The BaseCost class provides a foundational structure for creating custom cost models.
Below is a step-by-step guide for extending BaseCost.
First, ensure you have the necessary modules imported:
import datetime as dt
import pandas as pd
import numpy as np
from investos.portfolio.cost_model import BaseCost
from investos.util import get_value_at_t
Subclass BaseCost to implement your desired cost model.
class CustomCost(BaseCost):
You may want to add additional attributes specific to your cost model. Override the __init__ method:
def __init__(self, *args, custom_param=None, **kwargs):
super().__init__(*args, **kwargs)
self.custom_param = custom_param
get_actual_cost Method:This is the core method where your cost logic resides.
Given a datetime t, a series of holdings indexed by asset dollars_holdings_plus_trades, and a series of trades indexed by asset dollars_trades, return the sum of costs for all assets.
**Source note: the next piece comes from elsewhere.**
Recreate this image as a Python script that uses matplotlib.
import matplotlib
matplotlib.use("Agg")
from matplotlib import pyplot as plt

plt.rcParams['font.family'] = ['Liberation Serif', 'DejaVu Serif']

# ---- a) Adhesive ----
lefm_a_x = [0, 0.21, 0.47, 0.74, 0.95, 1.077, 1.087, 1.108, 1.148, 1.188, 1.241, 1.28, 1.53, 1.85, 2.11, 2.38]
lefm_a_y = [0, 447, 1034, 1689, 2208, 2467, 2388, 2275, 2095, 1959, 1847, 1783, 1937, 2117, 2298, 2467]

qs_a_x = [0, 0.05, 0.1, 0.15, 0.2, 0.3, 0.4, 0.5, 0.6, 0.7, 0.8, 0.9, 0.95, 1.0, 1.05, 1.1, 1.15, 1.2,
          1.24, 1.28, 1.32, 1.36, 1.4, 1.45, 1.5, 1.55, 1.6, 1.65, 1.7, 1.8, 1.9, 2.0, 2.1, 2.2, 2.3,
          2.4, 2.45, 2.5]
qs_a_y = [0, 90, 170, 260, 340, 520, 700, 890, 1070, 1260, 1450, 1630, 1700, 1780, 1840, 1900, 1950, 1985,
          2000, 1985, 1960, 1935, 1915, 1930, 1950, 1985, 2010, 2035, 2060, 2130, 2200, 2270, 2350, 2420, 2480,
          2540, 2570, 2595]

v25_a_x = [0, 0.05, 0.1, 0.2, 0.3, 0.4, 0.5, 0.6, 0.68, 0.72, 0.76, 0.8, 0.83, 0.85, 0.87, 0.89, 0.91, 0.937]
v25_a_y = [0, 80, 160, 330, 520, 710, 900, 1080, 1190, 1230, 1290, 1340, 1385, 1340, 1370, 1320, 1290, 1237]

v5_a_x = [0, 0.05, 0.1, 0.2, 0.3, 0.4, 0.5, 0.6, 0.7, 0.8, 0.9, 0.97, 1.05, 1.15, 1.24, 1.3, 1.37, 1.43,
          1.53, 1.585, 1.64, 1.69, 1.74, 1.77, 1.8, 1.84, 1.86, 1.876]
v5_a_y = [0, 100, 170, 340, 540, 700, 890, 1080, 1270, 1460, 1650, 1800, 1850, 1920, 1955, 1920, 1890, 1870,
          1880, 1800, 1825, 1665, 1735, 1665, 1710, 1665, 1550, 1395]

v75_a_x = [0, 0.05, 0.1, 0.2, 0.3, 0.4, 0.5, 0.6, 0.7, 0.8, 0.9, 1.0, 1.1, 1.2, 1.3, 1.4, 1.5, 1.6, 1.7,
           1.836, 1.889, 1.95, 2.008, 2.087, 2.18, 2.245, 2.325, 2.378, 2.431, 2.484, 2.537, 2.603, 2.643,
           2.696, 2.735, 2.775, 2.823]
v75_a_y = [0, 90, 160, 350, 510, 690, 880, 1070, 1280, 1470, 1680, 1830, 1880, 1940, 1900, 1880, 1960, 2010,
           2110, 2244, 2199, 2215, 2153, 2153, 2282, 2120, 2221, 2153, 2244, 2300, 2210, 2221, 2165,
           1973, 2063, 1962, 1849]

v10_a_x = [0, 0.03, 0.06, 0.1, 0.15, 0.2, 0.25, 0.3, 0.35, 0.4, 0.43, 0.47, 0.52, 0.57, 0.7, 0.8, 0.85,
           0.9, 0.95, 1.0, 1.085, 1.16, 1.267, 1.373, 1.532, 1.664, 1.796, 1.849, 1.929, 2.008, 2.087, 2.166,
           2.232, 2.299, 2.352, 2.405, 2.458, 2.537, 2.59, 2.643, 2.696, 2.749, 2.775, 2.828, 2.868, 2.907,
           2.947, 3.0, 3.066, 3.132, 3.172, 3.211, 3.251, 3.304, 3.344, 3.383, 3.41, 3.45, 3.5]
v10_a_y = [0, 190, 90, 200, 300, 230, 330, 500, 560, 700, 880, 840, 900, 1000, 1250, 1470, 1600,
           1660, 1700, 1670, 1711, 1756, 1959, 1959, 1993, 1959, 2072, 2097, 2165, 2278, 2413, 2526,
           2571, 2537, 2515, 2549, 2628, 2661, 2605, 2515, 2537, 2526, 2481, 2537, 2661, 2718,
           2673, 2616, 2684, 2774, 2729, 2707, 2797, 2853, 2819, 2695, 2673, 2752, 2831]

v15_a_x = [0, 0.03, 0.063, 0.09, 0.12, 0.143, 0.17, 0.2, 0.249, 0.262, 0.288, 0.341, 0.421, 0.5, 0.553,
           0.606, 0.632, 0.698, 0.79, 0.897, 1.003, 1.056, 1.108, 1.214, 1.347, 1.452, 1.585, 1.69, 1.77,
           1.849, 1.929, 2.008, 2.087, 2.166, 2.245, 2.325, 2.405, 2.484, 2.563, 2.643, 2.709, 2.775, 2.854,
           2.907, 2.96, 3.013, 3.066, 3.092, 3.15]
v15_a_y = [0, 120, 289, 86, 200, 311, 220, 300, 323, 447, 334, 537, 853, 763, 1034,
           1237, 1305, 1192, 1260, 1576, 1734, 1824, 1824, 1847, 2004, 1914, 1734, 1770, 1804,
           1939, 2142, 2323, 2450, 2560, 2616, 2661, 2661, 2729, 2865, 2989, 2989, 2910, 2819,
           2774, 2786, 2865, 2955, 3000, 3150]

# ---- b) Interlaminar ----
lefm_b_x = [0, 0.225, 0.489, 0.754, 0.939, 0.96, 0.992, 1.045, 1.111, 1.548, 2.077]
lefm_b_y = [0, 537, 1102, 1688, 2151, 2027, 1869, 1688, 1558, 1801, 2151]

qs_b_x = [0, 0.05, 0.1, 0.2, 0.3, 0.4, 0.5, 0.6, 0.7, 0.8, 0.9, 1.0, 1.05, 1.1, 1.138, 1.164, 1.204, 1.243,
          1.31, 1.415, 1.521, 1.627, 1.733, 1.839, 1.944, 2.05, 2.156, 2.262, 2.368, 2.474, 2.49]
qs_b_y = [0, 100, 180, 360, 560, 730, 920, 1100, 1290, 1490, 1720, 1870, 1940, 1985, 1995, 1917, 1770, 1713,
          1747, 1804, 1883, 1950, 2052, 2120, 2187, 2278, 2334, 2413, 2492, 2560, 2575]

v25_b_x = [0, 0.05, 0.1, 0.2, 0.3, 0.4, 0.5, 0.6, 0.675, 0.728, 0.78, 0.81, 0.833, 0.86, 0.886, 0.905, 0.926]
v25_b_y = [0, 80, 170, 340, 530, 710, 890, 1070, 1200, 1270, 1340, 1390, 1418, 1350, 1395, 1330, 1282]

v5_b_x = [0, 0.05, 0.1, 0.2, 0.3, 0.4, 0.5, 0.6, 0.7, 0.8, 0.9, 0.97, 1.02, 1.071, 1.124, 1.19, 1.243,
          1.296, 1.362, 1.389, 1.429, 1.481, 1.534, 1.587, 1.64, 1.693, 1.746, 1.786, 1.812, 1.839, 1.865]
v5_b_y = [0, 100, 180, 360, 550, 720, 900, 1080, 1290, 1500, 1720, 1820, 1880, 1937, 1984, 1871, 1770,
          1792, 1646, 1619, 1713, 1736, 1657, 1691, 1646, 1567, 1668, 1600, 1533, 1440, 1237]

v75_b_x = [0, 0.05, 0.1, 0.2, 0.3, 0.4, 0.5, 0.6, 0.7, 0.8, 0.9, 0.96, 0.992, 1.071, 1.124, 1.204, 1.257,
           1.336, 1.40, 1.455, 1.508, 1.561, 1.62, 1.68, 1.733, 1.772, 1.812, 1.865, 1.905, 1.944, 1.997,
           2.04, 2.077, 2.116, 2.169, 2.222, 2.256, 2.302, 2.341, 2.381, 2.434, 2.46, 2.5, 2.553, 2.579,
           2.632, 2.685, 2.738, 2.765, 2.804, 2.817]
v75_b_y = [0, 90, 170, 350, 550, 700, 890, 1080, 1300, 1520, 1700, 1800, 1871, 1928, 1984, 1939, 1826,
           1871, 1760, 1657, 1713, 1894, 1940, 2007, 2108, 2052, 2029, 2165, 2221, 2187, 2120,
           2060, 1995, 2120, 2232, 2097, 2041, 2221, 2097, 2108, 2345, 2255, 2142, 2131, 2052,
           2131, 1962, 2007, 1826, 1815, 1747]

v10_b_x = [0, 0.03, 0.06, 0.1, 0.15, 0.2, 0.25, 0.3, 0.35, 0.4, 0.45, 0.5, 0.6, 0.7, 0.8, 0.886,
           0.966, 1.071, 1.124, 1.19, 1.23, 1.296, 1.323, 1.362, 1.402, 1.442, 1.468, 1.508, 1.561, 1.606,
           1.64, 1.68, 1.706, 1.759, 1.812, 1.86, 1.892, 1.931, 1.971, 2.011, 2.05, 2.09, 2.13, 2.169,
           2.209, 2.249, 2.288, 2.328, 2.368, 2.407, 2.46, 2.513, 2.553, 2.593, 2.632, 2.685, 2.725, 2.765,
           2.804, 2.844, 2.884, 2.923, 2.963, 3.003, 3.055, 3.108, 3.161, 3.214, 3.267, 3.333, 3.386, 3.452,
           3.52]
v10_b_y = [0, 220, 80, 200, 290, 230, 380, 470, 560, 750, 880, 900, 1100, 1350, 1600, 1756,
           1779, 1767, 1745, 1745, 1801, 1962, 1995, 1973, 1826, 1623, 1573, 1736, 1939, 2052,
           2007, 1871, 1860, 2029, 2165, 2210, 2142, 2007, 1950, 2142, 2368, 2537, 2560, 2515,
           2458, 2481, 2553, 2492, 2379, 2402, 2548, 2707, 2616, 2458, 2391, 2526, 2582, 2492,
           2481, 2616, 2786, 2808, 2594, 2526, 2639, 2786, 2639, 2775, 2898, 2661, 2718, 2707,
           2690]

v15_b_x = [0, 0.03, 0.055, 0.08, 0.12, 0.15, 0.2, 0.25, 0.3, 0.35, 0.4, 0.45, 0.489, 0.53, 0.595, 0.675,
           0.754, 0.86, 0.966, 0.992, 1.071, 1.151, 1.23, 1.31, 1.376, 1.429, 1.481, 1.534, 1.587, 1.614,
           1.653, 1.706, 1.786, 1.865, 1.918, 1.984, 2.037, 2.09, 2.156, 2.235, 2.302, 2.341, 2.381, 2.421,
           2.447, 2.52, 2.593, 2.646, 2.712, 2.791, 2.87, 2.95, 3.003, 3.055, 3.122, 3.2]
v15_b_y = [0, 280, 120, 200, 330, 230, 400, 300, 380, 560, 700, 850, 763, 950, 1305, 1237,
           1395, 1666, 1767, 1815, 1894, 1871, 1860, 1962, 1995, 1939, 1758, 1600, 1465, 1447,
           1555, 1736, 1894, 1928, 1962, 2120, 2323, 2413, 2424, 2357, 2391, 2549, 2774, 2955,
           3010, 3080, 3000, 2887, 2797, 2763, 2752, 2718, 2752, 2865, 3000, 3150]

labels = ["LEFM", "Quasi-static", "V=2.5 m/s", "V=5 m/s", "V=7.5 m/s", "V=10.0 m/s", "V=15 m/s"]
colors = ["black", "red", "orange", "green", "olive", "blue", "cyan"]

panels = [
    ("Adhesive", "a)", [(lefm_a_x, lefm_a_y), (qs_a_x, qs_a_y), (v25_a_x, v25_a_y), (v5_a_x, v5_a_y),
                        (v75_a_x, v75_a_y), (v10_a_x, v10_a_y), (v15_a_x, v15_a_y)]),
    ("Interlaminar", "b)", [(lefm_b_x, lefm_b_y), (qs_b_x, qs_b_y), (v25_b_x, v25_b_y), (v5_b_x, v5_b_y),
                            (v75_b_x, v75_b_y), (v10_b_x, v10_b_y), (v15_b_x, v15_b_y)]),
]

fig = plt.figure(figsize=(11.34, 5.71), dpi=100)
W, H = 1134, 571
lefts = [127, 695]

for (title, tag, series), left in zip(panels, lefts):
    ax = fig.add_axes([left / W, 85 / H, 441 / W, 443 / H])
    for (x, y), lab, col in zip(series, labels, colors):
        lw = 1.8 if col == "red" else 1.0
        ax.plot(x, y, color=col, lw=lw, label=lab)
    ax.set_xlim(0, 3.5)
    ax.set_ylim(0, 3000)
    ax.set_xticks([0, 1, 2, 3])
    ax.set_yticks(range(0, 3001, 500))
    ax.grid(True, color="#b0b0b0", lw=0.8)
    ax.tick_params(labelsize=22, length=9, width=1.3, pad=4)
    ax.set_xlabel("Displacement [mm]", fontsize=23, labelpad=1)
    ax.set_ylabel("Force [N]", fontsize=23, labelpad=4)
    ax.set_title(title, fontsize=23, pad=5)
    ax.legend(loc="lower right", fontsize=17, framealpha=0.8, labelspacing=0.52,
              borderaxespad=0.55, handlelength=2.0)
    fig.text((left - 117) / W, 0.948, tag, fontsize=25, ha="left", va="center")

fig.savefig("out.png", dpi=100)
See ShortHoldingCost for inspiration:
def get_actual_cost(
self, t: dt.datetime, dollars_holdings_plus_trades: pd.Series, dollars_trades: pd.Series
) -> pd.Series:
"""Method that calculates per-period (short position) holding costs given period `t` holdings and trades.
"""
return sum(
-np.minimum(0, dollars_holdings_plus_trades) * self._get_short_rate(t)
)
def _get_short_rate(self, t):
return get_value_at_t(self.short_rates, t)
_estimated_cost_for_optimization Method (Optional):If you're using a convex optimization based investment strategy, _estimated_cost_for_optimization is used to return a cost expression for optimization.
Given a datetime t, a numpy-like array of holding weights weights_portfolio_plus_trades, a numpy-like array of trade weights weights_trades, and portfolio_value, return a two item tuple containing a cvx.sum(expression) and a (possibly empty) list of constraints.
See ShortHoldingCost for inspiration:
def _estimated_cost_for_optimization(
self, t, weights_portfolio_plus_trades, weights_trades, portfolio_value
):
"""Estimated holding costs.
Used by optimization strategy to determine trades.
Not used to calculate simulated holding costs for backtest performance.
"""
expression = cvx.multiply(
self._get_short_rate(t), cvx.neg(weights_portfolio_plus_trades)
)
return cvx.sum(expression), []
You can add custom helper methods to factor in specific logic or utilities that help in constructing your cost model (and help in keeping your logic understandable).
You can test that your custom cost model generates costs as expected for a specific datetime period:
actual_returns = pd.DataFrame(...) # Add your data here. Each asset should be a column, and it should be indexed by datetime
initial_holdings = pd.Series(...) # Holding values, indexed by asset
strategy = SPO(
actual_returns=actual_returns,
costs=[CustomCost]
)
trade_list = strategy.generate_trade_list(
initial_holdings,
dt.datetime.now()
)
You can also plug your custom cost model into BacktestController (through your investment strategy) to run a full backtest!
backtest_controller = inv.portfolio.BacktestController(
strategy=strategy
)